Laissées pour mortes, un ouvrage paru aux éditions Max Milo le 11 février, relate, par le biais de la comédienne Nadia Kaci, les témoignages de Rahmouna Salah et Fatiha Maamoura, toutes deux victimes des lynchages en 2001. Elles ont vécu le calvaire durant la nuit du 31 juillet où des hommes encagoulés, armés de gourdins, ont attaqué, violé et parfois même enterré vivantes des femmes du quartier d’Al Haïcha.

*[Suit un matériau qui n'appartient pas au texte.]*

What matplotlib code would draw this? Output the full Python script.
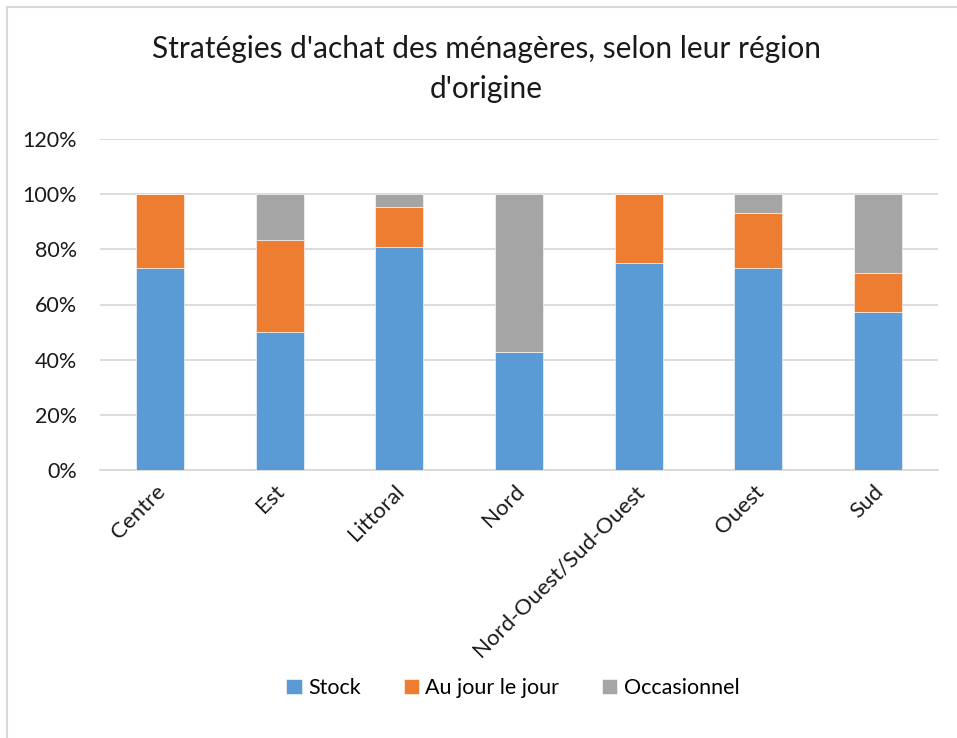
import matplotlib.pyplot as plt
from matplotlib.lines import Line2D
import matplotlib.transforms as mtransforms
import numpy as np

regions = ["Centre", "Est", "Littoral", "Nord", "Nord-Ouest/Sud-Ouest", "Ouest", "Sud"]
stock = [0.733, 0.500, 0.810, 0.429, 0.750, 0.733, 0.571]
au_jour = [0.267, 0.333, 0.143, 0.000, 0.250, 0.200, 0.143]
occasionnel = [0.000, 0.167, 0.048, 0.571, 0.000, 0.067, 0.286]
series_names = ["Stock", "Au jour le jour", "Occasionnel"]
colors = ["#5B9BD5", "#ED7D31", "#A5A5A5"]

plt.rcParams['font.family'] = ['Lato', 'DejaVu Sans']

W, H = 957, 738
fig = plt.figure(figsize=(W / 100, H / 100), dpi=100)
ax = fig.add_axes([100 / W, 1 - 470 / H, 838 / W, 331 / H])

# chart area border: only top and left edges show in the crop
fig.lines.append(Line2D([7 / W, 1], [1 - 7 / H, 1 - 7 / H], transform=fig.transFigure,
                        color="#D9D9D9", linewidth=1.5))
fig.lines.append(Line2D([7 / W, 7 / W], [0, 1 - 7 / H], transform=fig.transFigure,
                        color="#D9D9D9", linewidth=1.5))

x = np.arange(len(regions))
bottom = np.zeros(len(regions))
for vals, name, c in zip([stock, au_jour, occasionnel], series_names, colors):
    ax.bar(x, vals, width=0.4, bottom=bottom, color=c, label=name,
           edgecolor="white", linewidth=0.4, zorder=3)
    bottom += np.array(vals)

ax.set_xlim(-0.5, len(regions) - 0.5)
ax.set_ylim(0, 1.2)
yt = np.arange(0, 1.21, 0.2)
ax.set_yticks(yt)
ax.set_yticklabels([f"{int(round(v * 100))}%" for v in yt])
ax.yaxis.grid(True, color="#D9D9D9", linewidth=1.3, zorder=0)
ax.tick_params(axis='y', length=0, pad=16.5, labelsize=15.5, labelcolor="#1a1a1a")
ax.tick_params(axis='x', length=0, pad=8, labelsize=16, labelcolor="#1a1a1a")
ax.set_xticks(x)
ax.set_xticklabels(regions, rotation=45, ha="right", rotation_mode="anchor")
shift = mtransforms.ScaledTranslation(-5 / 100, 0, fig.dpi_scale_trans)
for lbl in ax.get_xticklabels():
    lbl.set_transform(lbl.get_transform() + shift)
for side in ["top", "right", "left"]:
    ax.spines[side].set_visible(False)
ax.spines["bottom"].set_color("#D9D9D9")
ax.spines["bottom"].set_linewidth(1.3)

fig.text(486 / W, 1 - 69 / H, "Stratégies d'achat des ménagères, selon leur région\nd'origine",
         ha="center", va="center", fontsize=21.5, linespacing=1.5, color="#1a1a1a")
fig.legend(loc="center", bbox_to_anchor=(513 / W, 1 - 688 / H), ncol=3, frameon=False,
           fontsize=15.5, handlelength=0.7, handleheight=0.7, handletextpad=0.3,
           columnspacing=2.0)

fig.savefig("out.png", dpi=100)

La cité pétrolière est pourtant réputée être l’une des plus surveillées de la région. Mais à l’été 2001, des hommes, sous le commandement d’un imam, s’étaient mis en tête qu’ils devaient « châtier les femmes perdues ». Leur joug s’était abattu sur une quarantaine de victimes. Mais seules deux d’entre elles, Rahmouna Salah et Fatiha Maamoura, avaient osé porter plainte et aller jusqu’au bout de la procédure judiciaire. Plusieurs condamnations avaient été prononcées… par contumace. Selon Nadia Kaci, interviewée par L’Express, le gouvernement a « tout fait pour maintenir les yeux fermés. D’ailleurs, les violences faites aux femmes ont explosé depuis 2001. Mais tout est fait pour les décourager de porter plainte. J’en suis à me dire qu’il existe une réelle volonté politique de nuire aux femmes ».